首先,我们定义 PostgresCluster 的数据结构。这是 Operator 与用户交互的契约。

api/v1alpha1/postgrescluster_types.go:

package v1alpha1

import (
	corev1 "k8s.io/api/core/v1"
	metav1 "k8s.io/apimachinery/pkg/apis/meta/v1"
)

// PostgresClusterSpec defines the desired state of PostgresCluster
type PostgresClusterSpec struct {
	// PostgreSQL major version, e.g., "14"
	// +kubebuilder:validation:Required
	// +kubebuilder:validation:Pattern=`^\d+$`
	Version string `json:"version"`

	// Number of instances in the cluster. Must be 1 or greater.
	// +kubebuilder:validation:Required
	// +kubebuilder:validation:Minimum=1
	Instances int32 `json:"instances"`

	// Storage configuration for each instance
	// +kubebuilder:validation:Required
	Storage PostgresStorageSpec `json:"storage"`

	// Compute resource requirements for each instance
	// +kubebuilder:validation:Optional
	Resources corev1.ResourceRequirements `json:"resources,omitempty"`
}

// PostgresStorageSpec defines the storage configuration
type PostgresStorageSpec struct {
	// PVC size, e.g., "10Gi"
	// +kubebuilder:validation:Required
	Size string `json:"size"`

	// Storage class to use for the PVCs
	// +kubebuilder:validation:Required
	StorageClassName string `json:"storageClassName"`
}

// PostgresClusterStatus defines the observed state of PostgresCluster
type PostgresClusterStatus struct {
	// Phase indicates the current state of the cluster.
	// E.g., Creating, Ready, Failed.
	Phase string `json:"phase,omitempty"`

	// ReadyInstances is the number of database instances that are ready.
	ReadyInstances int32 `json:"readyInstances,omitempty"`

	// Conditions represent the latest available observations of an object's state
	Conditions []metav1.Condition `json:"conditions,omitempty"`
}

//+kubebuilder:object:root=true
//+kubebuilder:subresource:status
//+kubebuilder:printcolumn:name="Version",type="string",JSONPath=".spec.version"
//+kubebuilder:printcolumn:name="Instances",type="integer",JSONPath=".spec.instances"
//+kubebuilder:printcolumn:name="Ready",type="integer",JSONPath=".status.readyInstances"
//+kubebuilder:printcolumn:name="Phase",type="string",JSONPath=".status.phase"
//+kubebuilder:printcolumn:name="Age",type="date",JSONPath=".metadata.creationTimestamp"

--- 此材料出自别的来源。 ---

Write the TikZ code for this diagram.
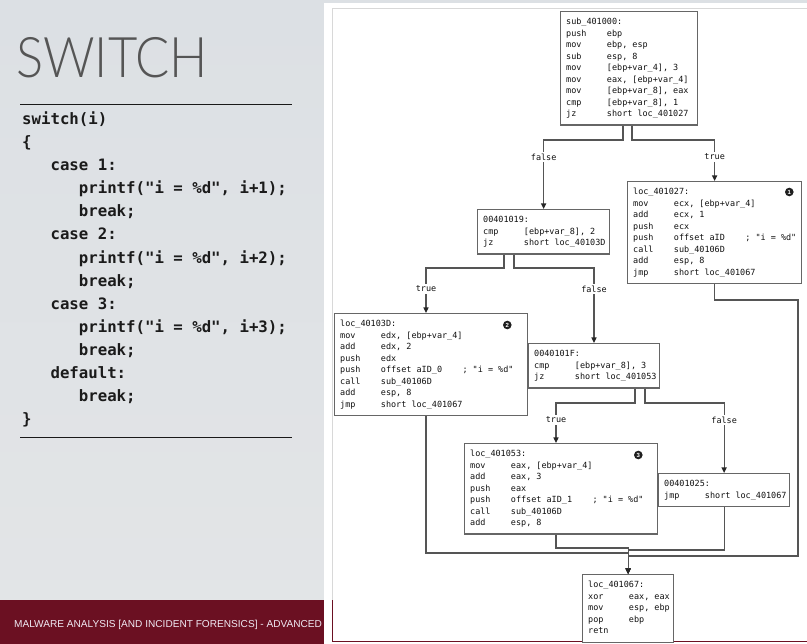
\documentclass[tikz,border=0pt]{standalone}
\usepackage{fontspec}
\usetikzlibrary{arrows.meta}
\setmainfont{Liberation Sans}
\newfontfamily\graphfont{DejaVu Sans Mono}
\newfontfamily\codefont{DejaVu Sans Mono}
\newfontfamily\footfont{Liberation Sans}
\IfFontExistsTF{Lato Light}
  {\newfontfamily\titlefont{Lato Light}}
  {\IfFontExistsTF{Fira Sans Light}
     {\newfontfamily\titlefont{Fira Sans Light}}
     {\newfontfamily\titlefont{Liberation Sans}}}

\definecolor{slideTop}{HTML}{DCE0E4}
\definecolor{slideMid}{HTML}{ECEEF0}
\definecolor{slideBot}{HTML}{E3E5E7}
\definecolor{footRed}{HTML}{6B1022}
\definecolor{footInk}{HTML}{F0EAF4}
\definecolor{titleInk}{HTML}{555555}
\definecolor{codeInk}{HTML}{1B1B1B}
\definecolor{boxLine}{HTML}{666666}
\definecolor{wireInk}{HTML}{555555}
\definecolor{asmInk}{HTML}{111111}
\definecolor{frameGray}{HTML}{D8D8D8}

% struts and column helpers for the disassembly listings
\newcommand\gs{\vrule height 8pt depth 3.5pt width 0pt}
\newcommand\cstrut{\vrule height 16pt depth 7.1pt width 0pt}
\newcommand\fixsp{\spaceskip=5.1pt\relax\xspaceskip=5.1pt\relax}
\newcommand\hdr[1]{\mbox{\fixsp\gs#1}}
\newcommand\asm[2]{\mbox{\fixsp\gs\makebox[40.8pt][l]{#1}#2}}
\newcommand\asmc[3]{\mbox{\fixsp\gs\makebox[40.8pt][l]{#1}\makebox[#3][l]{#2}; "i = \%d"}}
\newcommand\lvA{\hspace*{28.35pt}}
\newcommand\lvB{\hspace*{56.7pt}}

\begin{document}
\begin{tikzpicture}[x=1pt, y=-1pt,
  gbox/.style={draw=boxLine, line width=1.3pt, fill=white, anchor=north west,
    align=left, inner xsep=5.5pt, inner ysep=5pt, text=asmInk,
    font=\graphfont\fontsize{8.47pt}{11.5pt}\selectfont},
  conn/.style={draw=wireInk, line width=1.1pt,
    -{Triangle[length=5.5pt, width=5pt, color=black!85]}},
  lbl/.style={fill=white, inner xsep=1.5pt, inner ysep=1.5pt, text=asmInk,
    font=\graphfont\fontsize{8.47pt}{10pt}\selectfont},
  badge/.style={circle, fill=black!88, inner sep=0pt, minimum size=8.6pt,
    text=white, font=\footfont\bfseries\fontsize{6pt}{6pt}\selectfont},
  code/.style={anchor=north west, inner sep=0pt, align=left, text=codeInk,
    font=\codefont\bfseries\fontsize{15.7pt}{23.1pt}\selectfont},
  sepline/.style={draw=black!90, line width=0.9pt}
]
\useasboundingbox (0,0) rectangle (807,644);

% slide background and footer band
\fill[top color=slideTop, middle color=slideMid, bottom color=slideBot] (0,0) rectangle (807,644);
\fill[footRed] (0,600) rectangle (326,644);
\node[anchor=west, inner sep=0pt, text=footInk, font=\footfont\fontsize{10.1pt}{11pt}\selectfont]
  (foot) at (14,625) {MALWARE ANALYSIS [AND INCIDENT FORENSICS] - ADVANCED};

% title and source listing
\node[anchor=base west, inner sep=0pt, text=titleInk, font=\titlefont\fontsize{56pt}{60pt}\selectfont]
  (title) at (16,78) {\scalebox{0.905}[1]{SWITCH}};
\draw[sepline] (20,104) -- (292,104);
\draw[sepline] (20,437) -- (292,437);
\node[code] (src) at (22,108.3) {%
\cstrut switch(i)\\
\cstrut\{\\
\cstrut\lvA case 1:\\
\cstrut\lvB printf("i = \%d", i+1);\\
\cstrut\lvB break;\\
\cstrut\lvA case 2:\\
\cstrut\lvB printf("i = \%d", i+2);\\
\cstrut\lvB break;\\
\cstrut\lvA case 3:\\
\cstrut\lvB printf("i = \%d", i+3);\\
\cstrut\lvB break;\\
\cstrut\lvA default:\\
\cstrut\lvB break;\\
\cstrut\}};

% flow graph panel
\fill[white] (324,3) rectangle (807,644);
\draw[frameGray, line width=0.8pt] (332,600) -- (332,8) -- (807,8);
\draw[footRed, line width=1pt] (332,600) -- (332,641) -- (807,641);

% basic blocks
\node[gbox, text width=126pt] (A) at (560,11) {%
\hdr{sub\_401000:}\\
\asm{push}{ebp}\\
\asm{mov}{ebp, esp}\\
\asm{sub}{esp, 8}\\
\asm{mov}{[ebp+var\_4], 3}\\
\asm{mov}{eax, [ebp+var\_4]}\\
\asm{mov}{[ebp+var\_8], eax}\\
\asm{cmp}{[ebp+var\_8], 1}\\
\asm{jz}{short loc\_401027}};

\node[gbox, text width=121pt] (B) at (477,209) {%
\hdr{00401019:}\\
\asm{cmp}{[ebp+var\_8], 2}\\
\asm{jz}{short loc\_40103D}};

\node[gbox, text width=163pt] (C) at (627,181) {%
\hdr{loc\_401027:}\\
\asm{mov}{ecx, [ebp+var\_4]}\\
\asm{add}{ecx, 1}\\
\asm{push}{ecx}\\
\asmc{push}{offset aID}{71.4pt}\\
\asm{call}{sub\_40106D}\\
\asm{add}{esp, 8}\\
\asm{jmp}{short loc\_401067}};

\node[gbox, text width=182pt] (H) at (334,313) {%
\hdr{loc\_40103D:}\\
\asm{mov}{edx, [ebp+var\_4]}\\
\asm{add}{edx, 2}\\
\asm{push}{edx}\\
\asmc{push}{offset aID\_0}{81.6pt}\\
\asm{call}{sub\_40106D}\\
\asm{add}{esp, 8}\\
\asm{jmp}{short loc\_401067}};

\node[gbox, text width=120pt] (G) at (528,343) {%
\hdr{0040101F:}\\
\asm{cmp}{[ebp+var\_8], 3}\\
\asm{jz}{short loc\_401053}};

\node[gbox, text width=182pt] (E) at (464,443) {%
\hdr{loc\_401053:}\\
\asm{mov}{eax, [ebp+var\_4]}\\
\asm{add}{eax, 3}\\
\asm{push}{eax}\\
\asmc{push}{offset aID\_1}{81.6pt}\\
\asm{call}{sub\_40106D}\\
\asm{add}{esp, 8}};

\node[gbox, text width=120pt] (F) at (658,473) {%
\hdr{00401025:}\\
\asm{jmp}{short loc\_401067}};

\node[gbox, text width=80pt] (D) at (582,574) {%
\hdr{loc\_401067:}\\
\asm{xor}{eax, eax}\\
\asm{mov}{esp, ebp}\\
\asm{pop}{ebp}\\
\hdr{retn}};

% numbered markers
\node[badge] (m1) at ([xshift=-13pt, yshift=-11pt]C.north east) {1};
\node[badge] (m2) at ([xshift=-21pt, yshift=-12pt]H.north east) {2};
\node[badge] (m3) at ([xshift=-20pt, yshift=-12pt]E.north east) {3};

% routing columns and rows
\coordinate (xAf) at (623,0);
\coordinate (xAt) at (632,0);
\coordinate (xBt) at (504,0);
\coordinate (xBf) at (514,0);
\coordinate (xGt) at (635,0);
\coordinate (xGf) at (645,0);
\coordinate (xH)  at (426,0);
\coordinate (xG)  at (594,0);
\coordinate (xE)  at (556,0);
\coordinate (xR)  at (798,0);
\coordinate (rA)  at (0,140);
\coordinate (rB)  at (0,268);
\coordinate (rG)  at (0,403);
\coordinate (rC)  at (0,300);
\coordinate (mE)  at (0,548);
\coordinate (mF)  at (0,550);
\coordinate (mH)  at (0,553);
\coordinate (mC)  at (0,556);
\coordinate (lA)  at (0,157);
\coordinate (lB)  at (0,289);
\coordinate (lG)  at (0,420);

% edges
\draw[conn] (A.south -| xAf) -- (xAf |- rA) -| (B.north);
\draw[conn] (A.south -| xAt) -- (xAt |- rA) -| (C.north);
\draw[conn] (B.south -| xBt) -- (xBt |- rB) -| (H.north -| xH);
\draw[conn] (B.south -| xBf) -- (xBf |- rB) -| (G.north -| xG);
\draw[conn] (G.south -| xGt) -- (xGt |- rG) -| (E.north -| xE);
\draw[conn] (G.south -| xGf) -- (xGf |- rG) -| (F.north);
\draw[conn] (C.south) -- (C.south |- rC) -- (xR |- rC) -- (xR |- mC) -- (D.north |- mC) -- (D.north);
\draw[conn] (H.south -| xH) -- (xH |- mH) -- (D.north |- mH) -- (D.north);
\draw[conn] (E.south -| xE) -- (xE |- mE) -- (D.north |- mE) -- (D.north);
\draw[conn] (F.south) -- (F.south |- mF) -- (D.north |- mF) -- (D.north);

% branch labels
\node[lbl] (lAf) at (B.north |- lA) {false};
\node[lbl] (lAt) at (C.north |- lA) {true};
\node[lbl] (lBt) at (xH |- lB) {true};
\node[lbl] (lBf) at (xG |- lB) {false};
\node[lbl] (lGt) at (xE |- lG) {true};
\node[lbl] (lGf) at (F.north |- lG) {false};
\end{tikzpicture}
\end{document}
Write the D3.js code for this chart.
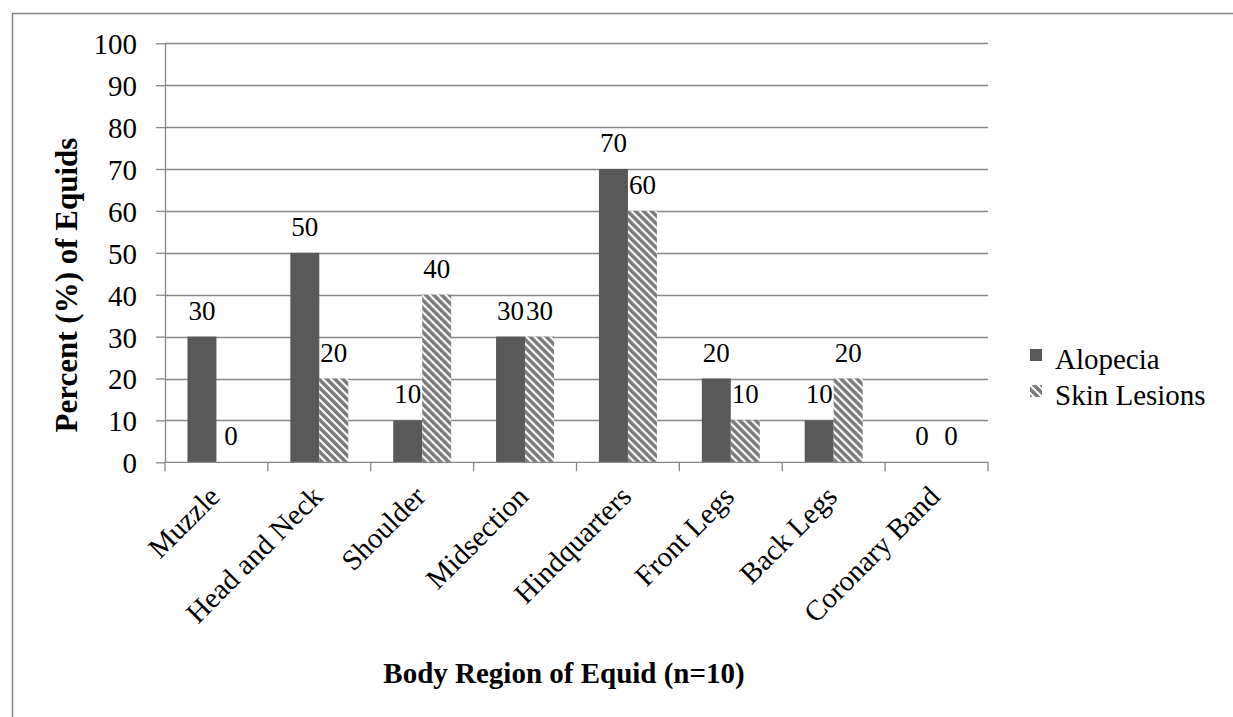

// PostgresCluster is the Schema for the postgresclusters API
type PostgresCluster struct {
	metav1.TypeMeta   `json:",inline"`
	metav1.ObjectMeta `json:"metadata,omitempty"`

	Spec   PostgresClusterSpec   `json:"spec,omitempty"`
	Status PostgresClusterStatus `json:"status,omitempty"`
}

//+kubebuilder:object:root=true

// PostgresClusterList contains a list of PostgresCluster
type PostgresClusterList struct {
	metav1.TypeMeta `json:",inline"`
	metav1.ListMeta `json:"metadata,omitempty"`
	Items           []PostgresCluster `json:"items"`
}

func init() {
	SchemeBuilder.Register(&PostgresCluster{}, &PostgresClusterList{})
}

这里的 +kubebuilder 注释非常关键,它们会用于生成 CRD YAML 文件,定义校验规则、状态子资源以及 kubectl get 的额外打印列。

2. 控制器核心逻辑 (Reconciliation Loop)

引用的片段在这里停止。